Images should be left out, and everything else in the listing reproduced exactly.

── DATA

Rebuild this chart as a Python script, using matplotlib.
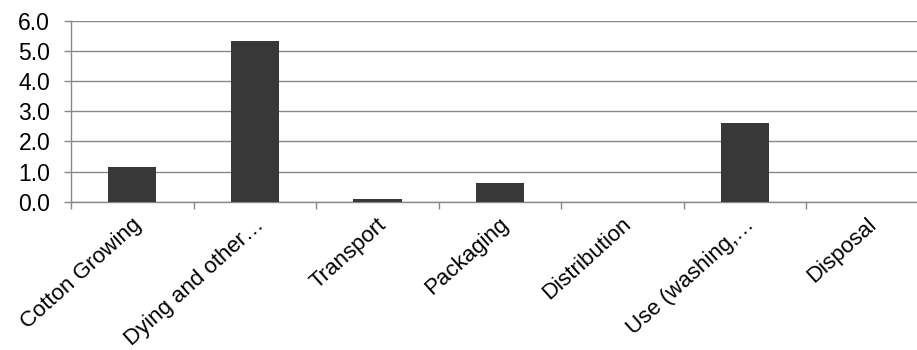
import matplotlib.pyplot as plt
import matplotlib.transforms as mtransforms
import numpy as np

categories = ['Cotton Growing', 'Dying and other\u2026', 'Transport', 'Packaging',
              'Distribution', 'Use (washing,\u2026', 'Disposal']
values = [1.16, 5.35, 0.09, 0.61, 0.0, 2.61, 0.0]
yticks = [0.0, 1.0, 2.0, 3.0, 4.0, 5.0, 6.0]

plt.rcParams['font.family'] = ['Liberation Sans', 'DejaVu Sans']

W, H = 917, 350
fig = plt.figure(figsize=(W / 100, H / 100), dpi=100)
# plot area runs a little past the right edge of the canvas
left, right, top, bottom = 71, 929, 21, 201.7
ax = fig.add_axes([left / W, 1 - bottom / H, (right - left) / W, (bottom - top) / H])

x = np.arange(len(categories))
ax.bar(x, values, width=0.395, color='#383838', zorder=3)

ax.set_xlim(-0.5, len(categories) - 0.5)
ax.set_ylim(0, 6)
ax.set_yticks(yticks)
ax.set_yticklabels([f'{v:.1f}' for v in yticks], fontsize=16.5)
ax.yaxis.grid(True, color='#888888', linewidth=1.0, zorder=0)

ax.set_xticks(x)
ax.set_xticklabels([])
ax.set_xticks(np.arange(len(categories) + 1) - 0.5, minor=True)
ax.tick_params(axis='x', which='major', length=0)
ax.tick_params(axis='x', which='minor', length=5, width=1.0, color='#888888')
ax.tick_params(axis='y', length=5, width=1.0, color='#888888', pad=10)

# slanted category labels hanging below the axis
label_tf = ax.get_xaxis_transform() + mtransforms.ScaledTranslation(6 / 100, -20 / 100, fig.dpi_scale_trans)
for xi, name in zip(x, categories):
    ax.text(xi, 0, name, transform=label_tf, rotation=42, rotation_mode='anchor',
            ha='right', va='center', fontsize=16)

for side in ['top', 'right']:
    ax.spines[side].set_visible(False)
for side in ['left', 'bottom']:
    ax.spines[side].set_color('#888888')
    ax.spines[side].set_linewidth(1.0)

fig.savefig('out.png', dpi=100)
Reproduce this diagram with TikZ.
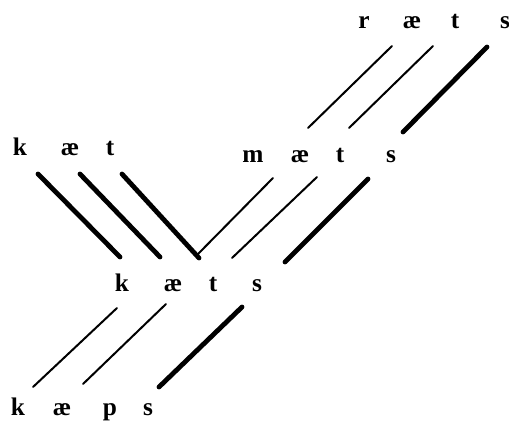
\documentclass[tikz,border=0pt]{standalone}
\usepackage{fontspec}
\setmainfont{Liberation Serif}
\begin{document}
\begin{tikzpicture}[x=0.75pt,y=-0.75pt,
  seg/.style={anchor=base,inner sep=0pt,font=\fontsize{19}{22}\selectfont\bfseries},
  thin/.style={line width=1.5pt,line cap=round},
  thick/.style={line width=3.6pt,line cap=round}]
\useasboundingbox (0,0) rectangle (509,421);
% rats
\node[seg] (r1) at (364,28) {r};
\node[seg] (r2) at (412,28) {æ};
\node[seg] (r3) at (455,28) {t};
\node[seg] (r4) at (505,28) {s};
% mats
\node[seg] (m1) at (253,162) {m};
\node[seg] (m2) at (300,162) {æ};
\node[seg] (m3) at (340,162) {t};
\node[seg] (m4) at (391,162) {s};
% kat
\node[seg] (c1) at (20,155) {k};
\node[seg] (c2) at (70,155) {æ};
\node[seg] (c3) at (110,155) {t};
% kats
\node[seg] (k1) at (122,291) {k};
\node[seg] (k2) at (173,291) {æ};
\node[seg] (k3) at (213,291) {t};
\node[seg] (k4) at (257,291) {s};
% kaps
\node[seg] (p1) at (18,415) {k};
\node[seg] (p2) at (62,415) {æ};
\node[seg] (p3) at (110,415) {p};
\node[seg] (p4) at (148,415) {s};
% line end points
\coordinate (ra) at (392,46);  \coordinate (rb) at (308,128);
\coordinate (ea) at (433,46);  \coordinate (eb) at (349,128);
\coordinate (sa) at (487,47);  \coordinate (sb) at (403,132);
\coordinate (ma) at (273,178); \coordinate (mb) at (197,255);
\coordinate (na) at (317,177); \coordinate (nb) at (232,258);
\coordinate (ta) at (368,179); \coordinate (tb) at (285,262);
\coordinate (ka) at (38,174);  \coordinate (kb) at (120,257);
\coordinate (aa) at (80,174);  \coordinate (ab) at (160,257);
\coordinate (ua) at (122,174); \coordinate (ub) at (199,258);
\coordinate (qa) at (117,308); \coordinate (qb) at (33,387);
\coordinate (wa) at (166,304); \coordinate (wb) at (83,384);
\coordinate (va) at (242,307); \coordinate (vb) at (159,387);
\draw[thin] (ra) -- (rb);
\draw[thin] (ea) -- (eb);
\draw[thick] (sa) -- (sb);
\draw[thin] (ma) -- (mb);
\draw[thin] (na) -- (nb);
\draw[thick] (ta) -- (tb);
\draw[thick] (ka) -- (kb);
\draw[thick] (aa) -- (ab);
\draw[thick] (ua) -- (ub);
\draw[thin] (qa) -- (qb);
\draw[thin] (wa) -- (wb);
\draw[thick] (va) -- (vb);
\end{tikzpicture}
\end{document}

────

## OUTPUT OF THE TASK
Rebuild this chart as a Python script, using matplotlib.
import matplotlib.pyplot as plt
import matplotlib.transforms as mtransforms
import numpy as np

categories = ['Cotton Growing', 'Dying and other\u2026', 'Transport', 'Packaging',
              'Distribution', 'Use (washing,\u2026', 'Disposal']
values = [1.16, 5.35, 0.09, 0.61, 0.0, 2.61, 0.0]
yticks = [0.0, 1.0, 2.0, 3.0, 4.0, 5.0, 6.0]

plt.rcParams['font.family'] = ['Liberation Sans', 'DejaVu Sans']

W, H = 917, 350
fig = plt.figure(figsize=(W / 100, H / 100), dpi=100)
# plot area runs a little past the right edge of the canvas
left, right, top, bottom = 71, 929, 21, 201.7
ax = fig.add_axes([left / W, 1 - bottom / H, (right - left) / W, (bottom - top) / H])

x = np.arange(len(categories))
ax.bar(x, values, width=0.395, color='#383838', zorder=3)

ax.set_xlim(-0.5, len(categories) - 0.5)
ax.set_ylim(0, 6)
ax.set_yticks(yticks)
ax.set_yticklabels([f'{v:.1f}' for v in yticks], fontsize=16.5)
ax.yaxis.grid(True, color='#888888', linewidth=1.0, zorder=0)

ax.set_xticks(x)
ax.set_xticklabels([])
ax.set_xticks(np.arange(len(categories) + 1) - 0.5, minor=True)
ax.tick_params(axis='x', which='major', length=0)
ax.tick_params(axis='x', which='minor', length=5, width=1.0, color='#888888')
ax.tick_params(axis='y', length=5, width=1.0, color='#888888', pad=10)

# slanted category labels hanging below the axis
label_tf = ax.get_xaxis_transform() + mtransforms.ScaledTranslation(6 / 100, -20 / 100, fig.dpi_scale_trans)
for xi, name in zip(x, categories):
    ax.text(xi, 0, name, transform=label_tf, rotation=42, rotation_mode='anchor',
            ha='right', va='center', fontsize=16)

for side in ['top', 'right']:
    ax.spines[side].set_visible(False)
for side in ['left', 'bottom']:
    ax.spines[side].set_color('#888888')
    ax.spines[side].set_linewidth(1.0)

fig.savefig('out.png', dpi=100)
Reproduce this diagram with TikZ.
\documentclass[tikz,border=0pt]{standalone}
\usepackage{fontspec}
\setmainfont{Liberation Serif}
\begin{document}
\begin{tikzpicture}[x=0.75pt,y=-0.75pt,
  seg/.style={anchor=base,inner sep=0pt,font=\fontsize{19}{22}\selectfont\bfseries},
  thin/.style={line width=1.5pt,line cap=round},
  thick/.style={line width=3.6pt,line cap=round}]
\useasboundingbox (0,0) rectangle (509,421);
% rats
\node[seg] (r1) at (364,28) {r};
\node[seg] (r2) at (412,28) {æ};
\node[seg] (r3) at (455,28) {t};
\node[seg] (r4) at (505,28) {s};
% mats
\node[seg] (m1) at (253,162) {m};
\node[seg] (m2) at (300,162) {æ};
\node[seg] (m3) at (340,162) {t};
\node[seg] (m4) at (391,162) {s};
% kat
\node[seg] (c1) at (20,155) {k};
\node[seg] (c2) at (70,155) {æ};
\node[seg] (c3) at (110,155) {t};
% kats
\node[seg] (k1) at (122,291) {k};
\node[seg] (k2) at (173,291) {æ};
\node[seg] (k3) at (213,291) {t};
\node[seg] (k4) at (257,291) {s};
% kaps
\node[seg] (p1) at (18,415) {k};
\node[seg] (p2) at (62,415) {æ};
\node[seg] (p3) at (110,415) {p};
\node[seg] (p4) at (148,415) {s};
% line end points
\coordinate (ra) at (392,46);  \coordinate (rb) at (308,128);
\coordinate (ea) at (433,46);  \coordinate (eb) at (349,128);
\coordinate (sa) at (487,47);  \coordinate (sb) at (403,132);
\coordinate (ma) at (273,178); \coordinate (mb) at (197,255);
\coordinate (na) at (317,177); \coordinate (nb) at (232,258);
\coordinate (ta) at (368,179); \coordinate (tb) at (285,262);
\coordinate (ka) at (38,174);  \coordinate (kb) at (120,257);
\coordinate (aa) at (80,174);  \coordinate (ab) at (160,257);
\coordinate (ua) at (122,174); \coordinate (ub) at (199,258);
\coordinate (qa) at (117,308); \coordinate (qb) at (33,387);
\coordinate (wa) at (166,304); \coordinate (wb) at (83,384);
\coordinate (va) at (242,307); \coordinate (vb) at (159,387);
\draw[thin] (ra) -- (rb);
\draw[thin] (ea) -- (eb);
\draw[thick] (sa) -- (sb);
\draw[thin] (ma) -- (mb);
\draw[thin] (na) -- (nb);
\draw[thick] (ta) -- (tb);
\draw[thick] (ka) -- (kb);
\draw[thick] (aa) -- (ab);
\draw[thick] (ua) -- (ub);
\draw[thin] (qa) -- (qb);
\draw[thin] (wa) -- (wb);
\draw[thick] (va) -- (vb);
\end{tikzpicture}
\end{document}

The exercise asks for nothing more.